Leader选举又称为master选举是zookeeper中最为经典的应用场景了。那为什么需要leader 选举呢。
ZooKeeper需要在所有的服务(可理解为服务器)中选举出一个Leader,然后让这个Leader来负责管理集群。此时,集群中的其他服务器则成了此Leader的follower。并且,当Leader出现故障的时候,ZooKeeper要能够快速地在Follower中选举出下一个Leader。这就是ZooKeeper的Leader机制,下面我们将简单介绍如何使用ZooKeeper实现Leader选举(Leader Election)。

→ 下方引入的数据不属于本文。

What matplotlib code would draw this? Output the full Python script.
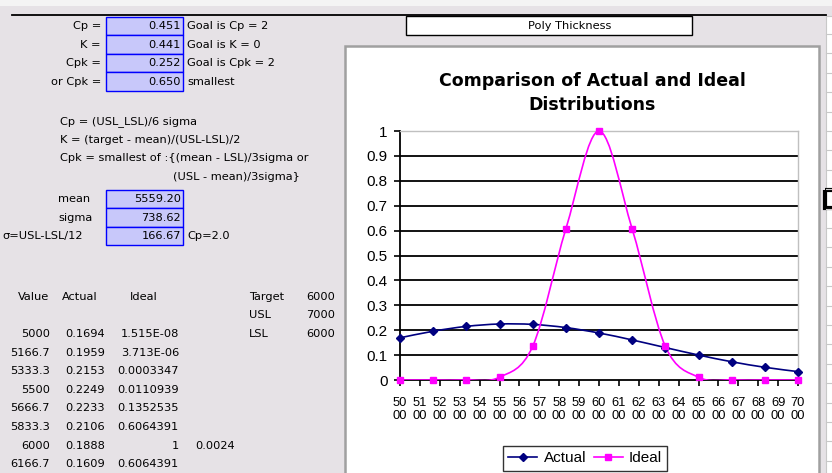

此操作实现的核心思想是:首先创建一个EPHEMERAL的节点,例如"/election"。然后每一个ZooKeeper服务器在此目录下创建一个SEQUENCE|EPHEMERAL类型的节点,例如“/election/n_”。在SEQUENCE标志下,ZooKeeper将自动地为每一个ZooKeeper服务分配一个比前面所分配的序号要大的序号。此时创建节点ZooKeeper服务器中拥有最小编号的服务器将成为Leader。
在实际的操作中,还需要保证:当Leader服务器发生故障的时候,系统能够快速地选出下一个ZooKeeper服务器作为Leader。一个简单的方案是,让所有的Follower监视leader所对应的节点。当Leader发生故障时,Leader所对应的临时节点会被自动删除,此操作将会触发所有监视Leader的服务器的watch。这样这些服务器就会收到Leader故障的消息,进而进行下一次的Leader选举操作。但是,这种操作将会导致“从众效应”的发生,尤其是当集群中服务器众多并且宽带延迟比较大的时候更为明显。在ZooKeeper中,为了避免从众效应的发生,它是这样来实现的:每一个Follower为Follower集群中对应着比自己节点序号小的节点中x序号最大的节点设置一个watch。只有当Followers所设置的watch被触发时,它才惊醒Leader选举操作,一般情况下它将成为集群中的下一个Leader。很明显,此Leader选举操作的速度是很快的。因为每一次Leader选举几乎只涉及单个Follower的操作。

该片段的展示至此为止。